How to Realize a Capital Loss for Tax Reasons

Sometimes investment losses can be used in a smart way to lower your taxes.

Girl with two pumpkins. She doesn't know about tax loss harvesting rules yet.
Harvesting losses is not as fun a harvesting pumpkins, but it may save you more in taxes. Kidstock / Getty Images

When an investment goes down in value and you sell it or exchange it for a different investment, you realize a "capital loss." There will be times where you may want to realize a capital loss on purpose for tax reasons to reduce your income tax bill. Capital losses can be used to offset capital gains, and potentially used to offset some ordinary income.

Why Realize a Capital Loss?

One reason you might consider intentionally realizing capital losses would be if you were incurring large capital gains in the same tax year.

Let's say you sold a piece of real estate, a business, or a mutual fund or stock with a large capital gain. You might be able to rearrange other investment holdings you have for the purpose of generating losses to offset your capital gain. This works best with mutual funds and exchange traded funds.

With mutual funds, by exchanging one fund for another, you can realize a capital loss for tax reasons without necessarily incurring a long-term investment loss.

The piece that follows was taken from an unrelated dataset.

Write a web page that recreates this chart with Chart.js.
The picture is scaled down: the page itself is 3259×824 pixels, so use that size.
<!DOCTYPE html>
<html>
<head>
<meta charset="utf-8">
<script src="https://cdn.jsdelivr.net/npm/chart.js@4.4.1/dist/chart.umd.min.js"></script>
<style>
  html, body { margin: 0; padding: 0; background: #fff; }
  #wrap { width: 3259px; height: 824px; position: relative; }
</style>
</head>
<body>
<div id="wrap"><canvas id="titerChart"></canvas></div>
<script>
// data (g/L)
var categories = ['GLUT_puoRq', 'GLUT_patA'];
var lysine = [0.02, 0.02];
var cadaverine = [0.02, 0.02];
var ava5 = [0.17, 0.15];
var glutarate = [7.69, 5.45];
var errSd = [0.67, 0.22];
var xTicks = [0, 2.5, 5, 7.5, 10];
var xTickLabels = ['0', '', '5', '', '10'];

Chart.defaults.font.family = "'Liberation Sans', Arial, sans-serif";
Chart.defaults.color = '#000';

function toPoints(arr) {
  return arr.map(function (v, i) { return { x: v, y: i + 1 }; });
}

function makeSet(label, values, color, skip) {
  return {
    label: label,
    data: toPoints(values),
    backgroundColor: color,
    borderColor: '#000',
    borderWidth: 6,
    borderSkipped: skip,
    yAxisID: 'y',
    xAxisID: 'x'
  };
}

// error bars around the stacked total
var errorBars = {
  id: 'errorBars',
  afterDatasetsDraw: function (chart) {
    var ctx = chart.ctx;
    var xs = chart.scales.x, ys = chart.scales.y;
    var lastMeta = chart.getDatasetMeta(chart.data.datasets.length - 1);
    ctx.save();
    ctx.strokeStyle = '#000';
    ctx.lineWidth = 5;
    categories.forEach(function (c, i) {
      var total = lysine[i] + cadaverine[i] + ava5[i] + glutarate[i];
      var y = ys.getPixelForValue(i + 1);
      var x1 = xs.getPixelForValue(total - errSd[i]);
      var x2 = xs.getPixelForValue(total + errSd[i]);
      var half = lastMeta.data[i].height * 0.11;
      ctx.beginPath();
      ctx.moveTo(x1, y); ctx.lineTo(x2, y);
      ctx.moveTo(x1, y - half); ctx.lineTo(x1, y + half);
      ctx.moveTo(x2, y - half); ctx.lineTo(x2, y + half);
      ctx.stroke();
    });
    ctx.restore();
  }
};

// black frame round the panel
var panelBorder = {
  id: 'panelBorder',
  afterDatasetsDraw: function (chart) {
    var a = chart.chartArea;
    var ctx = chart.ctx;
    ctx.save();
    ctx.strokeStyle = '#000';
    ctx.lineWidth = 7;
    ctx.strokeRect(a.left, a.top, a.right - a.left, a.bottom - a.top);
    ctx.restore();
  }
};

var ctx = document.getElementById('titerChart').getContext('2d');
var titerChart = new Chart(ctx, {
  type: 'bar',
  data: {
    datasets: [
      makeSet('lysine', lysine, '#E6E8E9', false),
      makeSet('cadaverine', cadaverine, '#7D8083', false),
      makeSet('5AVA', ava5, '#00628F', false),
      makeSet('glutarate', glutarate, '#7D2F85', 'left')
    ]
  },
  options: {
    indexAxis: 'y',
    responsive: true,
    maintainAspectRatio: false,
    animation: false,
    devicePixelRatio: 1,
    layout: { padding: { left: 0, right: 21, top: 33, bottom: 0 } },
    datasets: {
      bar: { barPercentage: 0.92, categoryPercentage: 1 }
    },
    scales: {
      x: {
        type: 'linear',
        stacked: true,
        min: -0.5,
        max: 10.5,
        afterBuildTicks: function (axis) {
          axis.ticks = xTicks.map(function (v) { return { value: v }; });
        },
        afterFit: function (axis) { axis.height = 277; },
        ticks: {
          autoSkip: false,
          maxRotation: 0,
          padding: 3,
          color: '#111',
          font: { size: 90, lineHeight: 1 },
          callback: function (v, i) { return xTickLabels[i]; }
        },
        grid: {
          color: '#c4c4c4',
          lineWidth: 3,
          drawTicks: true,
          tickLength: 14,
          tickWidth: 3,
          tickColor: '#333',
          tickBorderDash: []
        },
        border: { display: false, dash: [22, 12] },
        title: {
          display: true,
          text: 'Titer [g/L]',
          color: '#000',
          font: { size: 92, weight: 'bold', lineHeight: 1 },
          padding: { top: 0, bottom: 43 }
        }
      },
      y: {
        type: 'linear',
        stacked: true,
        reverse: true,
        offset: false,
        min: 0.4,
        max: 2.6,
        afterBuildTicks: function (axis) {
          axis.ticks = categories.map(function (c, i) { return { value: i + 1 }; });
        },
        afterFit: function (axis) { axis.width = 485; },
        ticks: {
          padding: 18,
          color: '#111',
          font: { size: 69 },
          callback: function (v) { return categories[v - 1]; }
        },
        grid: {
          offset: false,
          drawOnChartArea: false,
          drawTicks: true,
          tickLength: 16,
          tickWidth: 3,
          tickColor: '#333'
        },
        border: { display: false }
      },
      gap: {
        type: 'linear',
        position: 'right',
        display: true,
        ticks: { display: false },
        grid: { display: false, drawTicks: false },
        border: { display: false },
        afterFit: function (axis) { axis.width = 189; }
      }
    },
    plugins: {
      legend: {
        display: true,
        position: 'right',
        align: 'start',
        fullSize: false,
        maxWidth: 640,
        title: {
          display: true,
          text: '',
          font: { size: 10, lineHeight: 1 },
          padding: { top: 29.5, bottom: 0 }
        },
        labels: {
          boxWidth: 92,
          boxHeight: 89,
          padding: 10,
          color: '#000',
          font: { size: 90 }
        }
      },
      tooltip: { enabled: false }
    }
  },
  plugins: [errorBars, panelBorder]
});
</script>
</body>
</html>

Here’s an example of how this works:

  • Assume you own a Vanguard S&P 500 Index fund. You bought it for $100,000 at the beginning of the year. The market went down, and it is now worth $70,000. You know in the long run the markets will recover, so you don’t want to sell it at a loss, but you would like to be able to use the loss for tax purposes.
  • Instead of selling your fund and going to cash or moving into a different type of investment, you sell it and buy a fund that owns the same underlying stocks; the Fidelity Spartan S&P 500 Index fund, for example. Both funds own the same stuff: all of the stocks listed in the S&P 500 Index. Now, as the market recovers, your portfolio will recover.
  • Since you switched to a different investment, that $30,000 loss will be considered a realized loss and you will report it on your tax return.
  • The loss can be used to offset other capital gains you may have. $3,000 of the loss can be deducted against ordinary income. You can then carryover any remaining loss to the next tax year.

    This strategy works well with mutual funds, or exchange-traded funds, as it is easy to find numerous funds that own the same underlying stocks. With this type of exchange, you can capture the tax loss while staying invested in the desired investment allocation.

    Ordinary income tax rates are higher than capital gains tax rates. For someone in the 33% tax bracket, having an additional $3,000 of capital loss that could be deducted against ordinary income would save them an extra $390 a year (calculated by taking the difference between the 33% income tax rate and the 20% capital gains tax rate and multiplying by $3,000).  For some tax payers it can save even more. When this strategy is used consistently it can add up to multiple thousands in tax savings over an investor's lifetime.

    Capital Losses with Individual Stocks

    With individual stocks, this strategy does not work in the same way. Although you can sell your existing stock, and realize the loss, you cannot easily replace it with a similar stock that would be expected to perform in the same way. You might come close by purchasing a stock in the same industry, but company-specific factors may lead one stock to perform quite differently than the other.

    When selling investments to realize a capital loss for tax purposes, make sure you are buying investments with different ticker symbols. If you sell and buy the same security within 30 days, the wash sale rule may apply and your tax loss could be disallowed.

    The wash sale rule does not apply if you sell and buy mutual funds with different ticker symbols, even if the two funds own the same underlying securities.